==== DATA LINES

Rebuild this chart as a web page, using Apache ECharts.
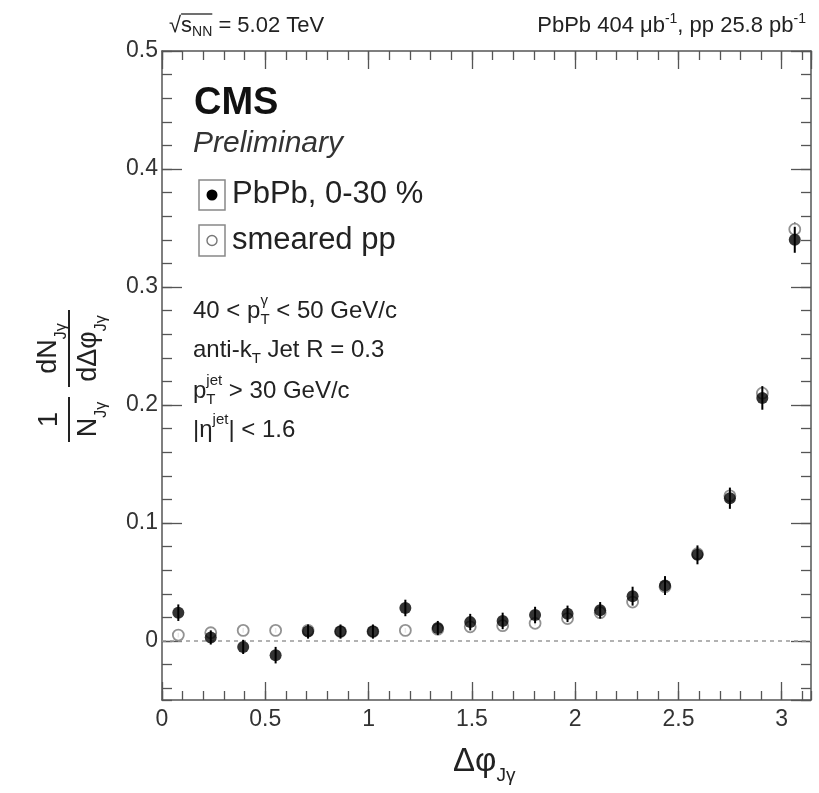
<!DOCTYPE html>
<html>
<head>
<meta charset="utf-8">
<script src="https://cdn.jsdelivr.net/npm/echarts@6/dist/echarts.min.js"></script>
<style>html,body{margin:0;padding:0;background:#fff}#chart{width:819px;height:793px}</style>
</head>
<body>
<div id="chart"></div>
<script>
// bin centres in delta-phi (20 bins over 0..pi)
var dphiBins = [0.079, 0.236, 0.393, 0.550, 0.707, 0.864, 1.021, 1.178, 1.335, 1.492,
                1.649, 1.806, 1.963, 2.121, 2.278, 2.435, 2.592, 2.749, 2.906, 3.063];
// PbPb 0-30 %
var pbpbVals = [0.024, 0.003, -0.005, -0.012, 0.008, 0.008, 0.008, 0.028, 0.011, 0.016,
                0.017, 0.022, 0.023, 0.026, 0.038, 0.047, 0.073, 0.121, 0.206, 0.340];
var pbpbErr  = [0.007, 0.006, 0.006, 0.007, 0.006, 0.006, 0.006, 0.007, 0.006, 0.007,
                0.007, 0.007, 0.007, 0.007, 0.008, 0.008, 0.008, 0.009, 0.010, 0.011];
// smeared pp
var ppVals = [0.005, 0.007, 0.009, 0.009, 0.009, 0.008, 0.008, 0.009, 0.010, 0.012,
              0.013, 0.015, 0.019, 0.024, 0.033, 0.046, 0.074, 0.123, 0.210, 0.349];
var ppErr  = [0.002, 0.002, 0.002, 0.002, 0.002, 0.002, 0.002, 0.002, 0.002, 0.002,
              0.002, 0.002, 0.002, 0.002, 0.002, 0.003, 0.003, 0.004, 0.005, 0.006];

var FONT = '"Liberation Sans", Arial, sans-serif';
var ink = '#222';
var axisInk = '#555';

var ctx = document.createElement('canvas').getContext('2d');
function textWidth(s, size, o) {
    o = o || {};
    ctx.font = (o.italic ? 'italic ' : '') + (o.bold ? 'bold ' : '') + size + 'px ' + FONT;
    return ctx.measureText(s).width;
}
function txt(x, y, s, size, o) {
    o = o || {};
    return {
        type: 'text', x: x, y: y, silent: true,
        style: {
            text: s,
            font: (o.italic ? 'italic ' : '') + (o.bold ? 'bold ' : '') + size + 'px ' + FONT,
            fill: o.color || ink,
            align: o.align || 'left', textAlign: o.align || 'left',
            verticalAlign: 'middle', textVerticalAlign: 'middle'
        }
    };
}
// a run of text pieces: [text, size, dy, {stack, bold, italic}]
function row(x, y, parts) {
    var els = [], cx = x, held = 0;
    parts.forEach(function (p) {
        var o = p[3] || {};
        els.push(txt(cx, y + (p[2] || 0), p[0], p[1], o));
        var w = textWidth(p[0], p[1], o);
        if (o.stack) { held = Math.max(held, w); } else { cx += Math.max(w, held); held = 0; }
    });
    els.width = cx - x;
    return els;
}
function rowWidth(parts) { return row(0, 0, parts).width; }

var g = [];
// header left: sqrt(s_NN) = 5.02 TeV
var hx = 169, hy = 26, hs = 22, hss = 14;
g = g.concat(row(hx, hy, [['\u221A', hs], ['s', hs], ['NN', hss, 6], [' = 5.02 TeV', hs]]));
var ox0 = hx + textWidth('\u221A', hs);
var ox1 = ox0 + textWidth('s', hs) + textWidth('NN', hss);
g.push({ type: 'line', silent: true, shape: { x1: ox0, y1: 14, x2: ox1, y2: 14 }, style: { stroke: ink, lineWidth: 1.3 } });
// header right
var lumiParts = [['PbPb 404 \u03BCb', hs], ['-1', hss, -7], [', pp 25.8 pb', hs], ['-1', hss, -7]];
g = g.concat(row(806 - rowWidth(lumiParts), hy, lumiParts));

// CMS label
g.push(txt(194, 104, 'CMS', 38, { bold: true, color: '#111' }));
g.push(txt(193, 144, 'Preliminary', 30, { italic: true, color: '#333' }));

// legend
g.push({ type: 'rect', silent: true, shape: { x: 199, y: 180, width: 26, height: 30 }, style: { fill: 'none', stroke: '#888', lineWidth: 1.5 } });
g.push({ type: 'circle', silent: true, shape: { cx: 212, cy: 195, r: 5.5 }, style: { fill: '#000' } });
g.push(txt(232, 194, 'PbPb, 0-30 %', 31));
g.push({ type: 'rect', silent: true, shape: { x: 199, y: 225, width: 26, height: 31 }, style: { fill: 'none', stroke: '#888', lineWidth: 1.5 } });
g.push({ type: 'circle', silent: true, shape: { cx: 212, cy: 240.5, r: 5 }, style: { fill: '#fff', stroke: '#777', lineWidth: 1.4 } });
g.push(txt(232, 240, 'smeared pp', 31));

// selection text
var ts = 24, tss = 15;
g = g.concat(row(193, 311, [['40 < p', ts], ['\u03B3', tss, -10, { stack: true }], ['T', tss, 9], [' < 50 GeV/c', ts]]));
g = g.concat(row(193, 350, [['anti-k', ts], ['T', tss, 9], [' Jet R = 0.3', ts]]));
g = g.concat(row(193, 391, [['p', ts], ['jet', tss, -10, { stack: true }], ['T', tss, 9], [' > 30 GeV/c', ts]]));
g = g.concat(row(193, 430, [['|\u03B7', ts], ['jet', tss, -10], ['| < 1.6', ts]]));

// x axis title
g = g.concat(row(453, 762, [['\u0394\u03C6', 33], ['J\u03B3', 19, 14]]));

// y axis title, rotated: 1/N_Jg dN_Jg/dDphi_Jg
var ys = 27, yss = 16;
var yKids = [];
yKids.push({ type: 'line', shape: { x1: 0, y1: 0, x2: 45, y2: 0 }, style: { stroke: ink, lineWidth: 2 } });
yKids.push(txt(22.5, -19, '1', ys, { align: 'center' }));
var nW = textWidth('N', ys) + textWidth('J\u03B3', yss);
yKids = yKids.concat(row(22.5 - nW / 2, 20, [['N', ys], ['J\u03B3', yss, 13]]));
yKids.push({ type: 'line', shape: { x1: 55, y1: 0, x2: 132, y2: 0 }, style: { stroke: ink, lineWidth: 2 } });
var numW = textWidth('dN', ys) + textWidth('J\u03B3', yss);
yKids = yKids.concat(row(93.5 - numW / 2, -20, [['dN', ys], ['J\u03B3', yss, 13]]));
var denW = textWidth('d\u0394\u03C6', ys) + textWidth('J\u03B3', yss);
yKids = yKids.concat(row(93.5 - denW / 2, 20, [['d\u0394\u03C6', ys], ['J\u03B3', yss, 13]]));
g.push({ type: 'group', x: 69, y: 442, rotation: Math.PI / 2, silent: true, children: yKids });

var XMAX = Math.PI;
function xAx(pos, interval, len, main) {
    return {
        type: 'value', position: pos, min: 0, max: XMAX, interval: interval,
        axisLine: { show: main, onZero: false, lineStyle: { color: axisInk, width: 1.5 } },
        axisTick: { show: true, inside: true, length: len, lineStyle: { color: axisInk, width: 1.3 } },
        axisLabel: { show: main && pos === 'bottom', showMaxLabel: false, margin: 8, color: '#333', fontSize: 23, fontFamily: FONT },
        splitLine: { show: false }
    };
}
function yAx(pos, split, len, main) {
    return {
        type: 'value', position: pos, min: -0.05, max: 0.5, splitNumber: split,
        axisLine: { show: main, onZero: false, lineStyle: { color: axisInk, width: 1.5 } },
        axisTick: { show: true, inside: true, length: len, lineStyle: { color: axisInk, width: 1.3 } },
        axisLabel: { show: main && pos === 'left', showMinLabel: false, margin: 4, color: '#333', fontSize: 23, fontFamily: FONT },
        splitLine: { show: false }
    };
}

var chart = echarts.init(document.getElementById('chart'));
chart.setOption({
    animation: false,
    backgroundColor: '#fff',
    grid: { left: 162, right: 8, top: 51, bottom: 93 },
    xAxis: [xAx('bottom', 0.5, 18, true), xAx('bottom', 0.1, 9, false), xAx('top', 0.5, 18, true), xAx('top', 0.1, 9, false)],
    yAxis: [yAx('left', 5, 20, true), yAx('left', 27, 10, false), yAx('right', 5, 20, true), yAx('right', 27, 10, false)],
    graphic: g,
    series: [
        {
            type: 'line', data: [], silent: true,
            markLine: {
                silent: true, symbol: 'none', label: { show: false },
                lineStyle: { color: '#999', type: [4, 4], width: 1.5 },
                data: [{ yAxis: 0 }]
            }
        },
        {
            type: 'custom', silent: true, z: 3,
            data: dphiBins.map(function (x, i) { return [x, ppVals[i], ppErr[i]]; }),
            renderItem: function (params, api) {
                var x = api.value(0), y = api.value(1), e = api.value(2);
                var a = api.coord([x, y - e]), b = api.coord([x, y + e]);
                return { type: 'line', shape: { x1: a[0], y1: a[1], x2: b[0], y2: b[1] }, style: { stroke: '#888', lineWidth: 1.5 } };
            }
        },
        {
            type: 'scatter', silent: true, z: 4, symbol: 'circle', symbolSize: 11,
            itemStyle: { color: '#fff', borderColor: '#777', borderWidth: 1.8 },
            data: dphiBins.map(function (x, i) { return [x, ppVals[i]]; })
        },
        {
            type: 'custom', silent: true, z: 5,
            data: dphiBins.map(function (x, i) { return [x, pbpbVals[i], pbpbErr[i]]; }),
            renderItem: function (params, api) {
                var x = api.value(0), y = api.value(1), e = api.value(2);
                var a = api.coord([x, y - e]), b = api.coord([x, y + e]);
                return { type: 'line', shape: { x1: a[0], y1: a[1], x2: b[0], y2: b[1] }, style: { stroke: '#000', lineWidth: 2 } };
            }
        },
        {
            type: 'scatter', silent: true, z: 6, symbol: 'circle', symbolSize: 12,
            itemStyle: { color: '#000' },
            data: dphiBins.map(function (x, i) { return [x, pbpbVals[i]]; })
        }
    ]
});
</script>
</body>
</html>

========

* [TASK INSTRUCTIONS]:
Write out again exactly the lines from the start of the data above through the line containing "var axisInk = '#555';", inclusive, excluding any pictures.

* [EXERCISE RESPONSE]:
Rebuild this chart as a web page, using Apache ECharts.
<!DOCTYPE html>
<html>
<head>
<meta charset="utf-8">
<script src="https://cdn.jsdelivr.net/npm/echarts@6/dist/echarts.min.js"></script>
<style>html,body{margin:0;padding:0;background:#fff}#chart{width:819px;height:793px}</style>
</head>
<body>
<div id="chart"></div>
<script>
// bin centres in delta-phi (20 bins over 0..pi)
var dphiBins = [0.079, 0.236, 0.393, 0.550, 0.707, 0.864, 1.021, 1.178, 1.335, 1.492,
                1.649, 1.806, 1.963, 2.121, 2.278, 2.435, 2.592, 2.749, 2.906, 3.063];
// PbPb 0-30 %
var pbpbVals = [0.024, 0.003, -0.005, -0.012, 0.008, 0.008, 0.008, 0.028, 0.011, 0.016,
                0.017, 0.022, 0.023, 0.026, 0.038, 0.047, 0.073, 0.121, 0.206, 0.340];
var pbpbErr  = [0.007, 0.006, 0.006, 0.007, 0.006, 0.006, 0.006, 0.007, 0.006, 0.007,
                0.007, 0.007, 0.007, 0.007, 0.008, 0.008, 0.008, 0.009, 0.010, 0.011];
// smeared pp
var ppVals = [0.005, 0.007, 0.009, 0.009, 0.009, 0.008, 0.008, 0.009, 0.010, 0.012,
              0.013, 0.015, 0.019, 0.024, 0.033, 0.046, 0.074, 0.123, 0.210, 0.349];
var ppErr  = [0.002, 0.002, 0.002, 0.002, 0.002, 0.002, 0.002, 0.002, 0.002, 0.002,
              0.002, 0.002, 0.002, 0.002, 0.002, 0.003, 0.003, 0.004, 0.005, 0.006];

var FONT = '"Liberation Sans", Arial, sans-serif';
var ink = '#222';
var axisInk = '#555';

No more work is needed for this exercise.